Records from a data source:
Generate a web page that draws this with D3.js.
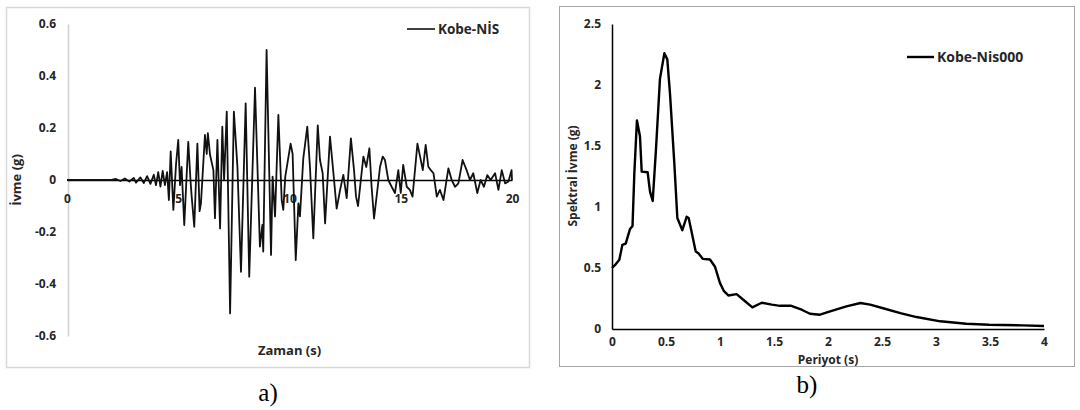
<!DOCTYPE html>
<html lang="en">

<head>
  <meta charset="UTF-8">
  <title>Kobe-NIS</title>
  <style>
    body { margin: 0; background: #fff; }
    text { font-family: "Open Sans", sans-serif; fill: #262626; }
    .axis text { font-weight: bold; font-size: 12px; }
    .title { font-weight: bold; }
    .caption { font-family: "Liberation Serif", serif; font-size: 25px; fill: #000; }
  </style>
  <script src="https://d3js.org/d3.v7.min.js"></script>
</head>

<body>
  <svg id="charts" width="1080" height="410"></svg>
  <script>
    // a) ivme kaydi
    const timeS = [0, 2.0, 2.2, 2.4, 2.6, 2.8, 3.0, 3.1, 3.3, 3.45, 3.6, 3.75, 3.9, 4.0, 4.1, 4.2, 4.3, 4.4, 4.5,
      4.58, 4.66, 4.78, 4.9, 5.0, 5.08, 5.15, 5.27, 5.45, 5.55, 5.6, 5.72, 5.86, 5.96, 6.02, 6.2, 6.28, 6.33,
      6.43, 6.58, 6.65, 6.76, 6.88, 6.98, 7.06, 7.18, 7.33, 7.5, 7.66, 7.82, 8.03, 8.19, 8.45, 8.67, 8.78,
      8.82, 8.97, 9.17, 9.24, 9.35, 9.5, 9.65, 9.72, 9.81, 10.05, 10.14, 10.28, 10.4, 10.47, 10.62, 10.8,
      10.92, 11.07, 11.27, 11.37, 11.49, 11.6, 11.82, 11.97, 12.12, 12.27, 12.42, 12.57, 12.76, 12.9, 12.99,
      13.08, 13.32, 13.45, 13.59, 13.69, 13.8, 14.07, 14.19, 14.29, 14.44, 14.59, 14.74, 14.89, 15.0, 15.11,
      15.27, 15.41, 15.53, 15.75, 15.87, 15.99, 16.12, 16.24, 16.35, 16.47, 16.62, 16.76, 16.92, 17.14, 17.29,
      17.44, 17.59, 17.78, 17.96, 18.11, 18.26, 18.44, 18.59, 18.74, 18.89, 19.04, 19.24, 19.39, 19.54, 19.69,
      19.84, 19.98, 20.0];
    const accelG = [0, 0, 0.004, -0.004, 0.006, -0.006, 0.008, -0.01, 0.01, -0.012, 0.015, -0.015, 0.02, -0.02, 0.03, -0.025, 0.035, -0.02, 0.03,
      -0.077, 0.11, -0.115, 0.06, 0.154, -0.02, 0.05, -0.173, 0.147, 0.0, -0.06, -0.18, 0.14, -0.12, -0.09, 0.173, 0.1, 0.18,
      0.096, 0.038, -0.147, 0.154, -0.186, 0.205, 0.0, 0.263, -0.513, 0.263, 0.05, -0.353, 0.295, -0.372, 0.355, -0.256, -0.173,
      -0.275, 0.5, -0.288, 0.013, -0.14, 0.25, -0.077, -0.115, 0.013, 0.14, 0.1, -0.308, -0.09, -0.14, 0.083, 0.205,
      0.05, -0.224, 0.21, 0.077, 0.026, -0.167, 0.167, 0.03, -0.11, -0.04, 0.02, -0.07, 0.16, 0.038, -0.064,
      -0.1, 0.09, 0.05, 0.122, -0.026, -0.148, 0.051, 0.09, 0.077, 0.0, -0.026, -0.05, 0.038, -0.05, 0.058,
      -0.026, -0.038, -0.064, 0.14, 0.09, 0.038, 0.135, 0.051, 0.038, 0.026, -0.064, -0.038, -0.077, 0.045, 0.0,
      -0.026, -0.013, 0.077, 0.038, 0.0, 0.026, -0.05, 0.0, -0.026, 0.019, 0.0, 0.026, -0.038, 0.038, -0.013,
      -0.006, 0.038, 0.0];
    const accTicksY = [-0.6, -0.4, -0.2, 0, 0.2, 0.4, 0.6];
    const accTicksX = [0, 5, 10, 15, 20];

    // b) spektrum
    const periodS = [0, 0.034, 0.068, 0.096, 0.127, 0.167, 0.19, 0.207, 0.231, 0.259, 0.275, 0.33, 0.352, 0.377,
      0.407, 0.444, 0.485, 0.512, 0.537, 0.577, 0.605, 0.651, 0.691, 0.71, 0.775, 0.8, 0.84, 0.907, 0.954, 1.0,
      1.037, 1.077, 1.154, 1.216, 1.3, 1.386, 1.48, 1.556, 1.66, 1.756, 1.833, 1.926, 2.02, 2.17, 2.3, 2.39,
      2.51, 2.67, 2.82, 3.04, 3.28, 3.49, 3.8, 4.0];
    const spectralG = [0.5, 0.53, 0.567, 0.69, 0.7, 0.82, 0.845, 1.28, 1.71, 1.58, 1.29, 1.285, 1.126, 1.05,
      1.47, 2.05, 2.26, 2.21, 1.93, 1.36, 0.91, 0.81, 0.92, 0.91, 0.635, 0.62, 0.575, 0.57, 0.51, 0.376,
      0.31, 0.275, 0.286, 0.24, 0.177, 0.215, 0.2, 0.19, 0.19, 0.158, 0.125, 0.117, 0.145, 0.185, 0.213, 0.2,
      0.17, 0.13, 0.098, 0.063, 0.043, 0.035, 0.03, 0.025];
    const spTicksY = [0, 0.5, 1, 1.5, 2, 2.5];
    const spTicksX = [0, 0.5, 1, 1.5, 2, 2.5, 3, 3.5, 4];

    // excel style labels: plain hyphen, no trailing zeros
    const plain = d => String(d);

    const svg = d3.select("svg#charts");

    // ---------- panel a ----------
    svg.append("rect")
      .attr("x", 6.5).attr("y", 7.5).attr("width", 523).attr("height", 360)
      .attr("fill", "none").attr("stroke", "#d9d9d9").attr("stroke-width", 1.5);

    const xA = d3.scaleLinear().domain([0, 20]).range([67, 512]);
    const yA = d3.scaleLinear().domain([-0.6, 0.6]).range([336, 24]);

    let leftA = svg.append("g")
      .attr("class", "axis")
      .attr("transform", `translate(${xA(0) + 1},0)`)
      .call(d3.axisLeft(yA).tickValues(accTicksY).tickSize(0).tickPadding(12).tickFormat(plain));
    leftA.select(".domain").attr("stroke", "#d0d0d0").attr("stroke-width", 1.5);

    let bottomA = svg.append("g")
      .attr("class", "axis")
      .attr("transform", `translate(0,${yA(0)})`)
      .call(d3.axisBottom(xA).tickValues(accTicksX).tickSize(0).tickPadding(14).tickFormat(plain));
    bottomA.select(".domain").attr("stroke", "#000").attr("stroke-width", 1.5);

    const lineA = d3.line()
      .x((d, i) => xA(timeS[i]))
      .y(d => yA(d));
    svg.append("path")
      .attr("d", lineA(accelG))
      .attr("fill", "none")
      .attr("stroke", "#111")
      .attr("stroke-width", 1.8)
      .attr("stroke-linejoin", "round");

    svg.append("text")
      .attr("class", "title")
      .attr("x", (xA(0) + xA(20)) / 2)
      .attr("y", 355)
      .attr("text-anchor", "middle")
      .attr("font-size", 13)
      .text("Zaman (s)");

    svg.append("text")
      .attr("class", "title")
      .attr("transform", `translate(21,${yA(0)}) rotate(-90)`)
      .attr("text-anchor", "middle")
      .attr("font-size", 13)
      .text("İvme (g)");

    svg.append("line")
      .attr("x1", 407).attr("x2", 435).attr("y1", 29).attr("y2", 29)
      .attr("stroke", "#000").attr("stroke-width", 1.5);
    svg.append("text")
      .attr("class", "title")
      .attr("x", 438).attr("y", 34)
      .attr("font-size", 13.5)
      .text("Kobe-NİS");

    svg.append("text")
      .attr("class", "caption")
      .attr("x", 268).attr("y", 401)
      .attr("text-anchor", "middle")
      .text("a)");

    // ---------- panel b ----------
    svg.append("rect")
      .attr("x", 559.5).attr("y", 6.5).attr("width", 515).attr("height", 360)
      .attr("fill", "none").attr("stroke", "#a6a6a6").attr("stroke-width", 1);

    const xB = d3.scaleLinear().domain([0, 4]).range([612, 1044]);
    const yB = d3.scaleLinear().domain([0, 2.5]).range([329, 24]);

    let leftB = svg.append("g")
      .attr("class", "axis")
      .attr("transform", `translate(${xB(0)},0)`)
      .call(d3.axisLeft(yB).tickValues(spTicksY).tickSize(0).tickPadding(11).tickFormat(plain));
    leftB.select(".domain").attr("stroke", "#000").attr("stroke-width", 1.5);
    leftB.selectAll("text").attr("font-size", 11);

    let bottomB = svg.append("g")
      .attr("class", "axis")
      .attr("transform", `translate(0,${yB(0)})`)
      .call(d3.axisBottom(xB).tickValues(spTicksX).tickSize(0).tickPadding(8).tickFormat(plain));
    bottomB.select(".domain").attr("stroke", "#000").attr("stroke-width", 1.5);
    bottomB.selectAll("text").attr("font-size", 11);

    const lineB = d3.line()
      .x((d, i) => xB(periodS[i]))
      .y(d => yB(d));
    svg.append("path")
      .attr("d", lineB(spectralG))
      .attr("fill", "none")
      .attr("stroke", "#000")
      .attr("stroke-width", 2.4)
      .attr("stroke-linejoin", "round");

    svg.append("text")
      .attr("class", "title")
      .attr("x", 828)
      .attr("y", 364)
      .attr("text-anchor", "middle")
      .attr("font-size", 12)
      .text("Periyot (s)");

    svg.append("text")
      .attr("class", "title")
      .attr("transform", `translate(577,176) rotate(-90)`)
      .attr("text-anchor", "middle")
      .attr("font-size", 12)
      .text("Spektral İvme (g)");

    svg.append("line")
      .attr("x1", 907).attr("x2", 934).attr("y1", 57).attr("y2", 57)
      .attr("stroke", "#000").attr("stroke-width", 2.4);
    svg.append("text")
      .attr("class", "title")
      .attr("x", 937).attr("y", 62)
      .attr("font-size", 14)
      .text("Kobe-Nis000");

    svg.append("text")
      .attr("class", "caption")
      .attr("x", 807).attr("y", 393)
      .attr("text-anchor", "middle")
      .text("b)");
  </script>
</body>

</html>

==

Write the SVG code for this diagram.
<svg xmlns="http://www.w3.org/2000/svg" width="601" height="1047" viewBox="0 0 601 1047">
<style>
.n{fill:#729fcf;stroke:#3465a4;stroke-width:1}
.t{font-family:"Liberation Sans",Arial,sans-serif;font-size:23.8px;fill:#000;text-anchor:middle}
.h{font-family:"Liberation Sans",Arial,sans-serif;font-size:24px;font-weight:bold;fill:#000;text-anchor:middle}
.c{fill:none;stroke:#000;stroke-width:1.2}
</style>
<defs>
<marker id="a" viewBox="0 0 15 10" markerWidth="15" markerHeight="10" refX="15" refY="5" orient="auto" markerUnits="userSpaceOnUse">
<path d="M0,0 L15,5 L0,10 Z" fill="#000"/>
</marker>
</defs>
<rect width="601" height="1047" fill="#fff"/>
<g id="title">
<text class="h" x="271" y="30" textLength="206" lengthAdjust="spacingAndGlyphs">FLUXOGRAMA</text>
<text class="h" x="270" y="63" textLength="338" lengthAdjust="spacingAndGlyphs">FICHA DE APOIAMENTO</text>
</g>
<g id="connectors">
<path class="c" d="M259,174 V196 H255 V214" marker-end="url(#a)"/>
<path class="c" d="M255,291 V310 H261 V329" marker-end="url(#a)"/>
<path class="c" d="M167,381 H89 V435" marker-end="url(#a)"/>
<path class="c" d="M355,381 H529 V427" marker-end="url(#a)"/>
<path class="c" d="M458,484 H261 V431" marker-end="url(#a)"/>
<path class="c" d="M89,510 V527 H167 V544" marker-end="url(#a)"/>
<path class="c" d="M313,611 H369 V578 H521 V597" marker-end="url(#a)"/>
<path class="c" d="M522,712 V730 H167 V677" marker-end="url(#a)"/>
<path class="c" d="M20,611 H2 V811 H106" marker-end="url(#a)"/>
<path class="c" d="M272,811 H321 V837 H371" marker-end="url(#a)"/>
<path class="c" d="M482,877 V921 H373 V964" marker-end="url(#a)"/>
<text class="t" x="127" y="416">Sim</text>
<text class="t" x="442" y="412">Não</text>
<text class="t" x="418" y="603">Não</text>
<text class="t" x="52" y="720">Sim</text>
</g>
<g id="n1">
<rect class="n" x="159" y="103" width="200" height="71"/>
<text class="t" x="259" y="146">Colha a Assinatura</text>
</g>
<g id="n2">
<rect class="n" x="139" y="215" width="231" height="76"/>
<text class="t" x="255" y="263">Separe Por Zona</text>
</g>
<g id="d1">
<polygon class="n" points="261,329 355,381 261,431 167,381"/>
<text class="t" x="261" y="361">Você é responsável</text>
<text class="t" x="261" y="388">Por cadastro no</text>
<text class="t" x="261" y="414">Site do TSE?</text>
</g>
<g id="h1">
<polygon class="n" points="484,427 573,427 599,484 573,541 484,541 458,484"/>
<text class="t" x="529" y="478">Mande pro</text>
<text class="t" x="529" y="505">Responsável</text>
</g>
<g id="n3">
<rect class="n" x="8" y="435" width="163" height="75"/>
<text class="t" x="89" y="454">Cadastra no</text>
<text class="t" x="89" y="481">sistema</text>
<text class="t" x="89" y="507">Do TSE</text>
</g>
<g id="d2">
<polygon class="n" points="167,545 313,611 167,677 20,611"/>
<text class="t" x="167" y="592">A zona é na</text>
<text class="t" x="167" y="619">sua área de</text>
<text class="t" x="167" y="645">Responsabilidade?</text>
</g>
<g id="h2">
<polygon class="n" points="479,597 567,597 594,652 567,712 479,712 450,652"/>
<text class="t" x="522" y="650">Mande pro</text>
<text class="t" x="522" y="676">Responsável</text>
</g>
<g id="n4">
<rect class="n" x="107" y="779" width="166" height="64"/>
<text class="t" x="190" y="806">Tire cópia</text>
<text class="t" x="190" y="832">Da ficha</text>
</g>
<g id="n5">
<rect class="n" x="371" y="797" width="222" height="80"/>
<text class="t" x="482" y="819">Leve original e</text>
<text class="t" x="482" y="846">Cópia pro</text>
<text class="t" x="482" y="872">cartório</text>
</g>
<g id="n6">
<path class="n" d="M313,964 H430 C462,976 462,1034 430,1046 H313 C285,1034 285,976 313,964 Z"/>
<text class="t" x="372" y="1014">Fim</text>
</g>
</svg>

◆ **Given exercise**
Show all lines in the entries above where the string "this" appears.

◆ **The result**
Generate a web page that draws this with D3.js.
Write the SVG code for this diagram.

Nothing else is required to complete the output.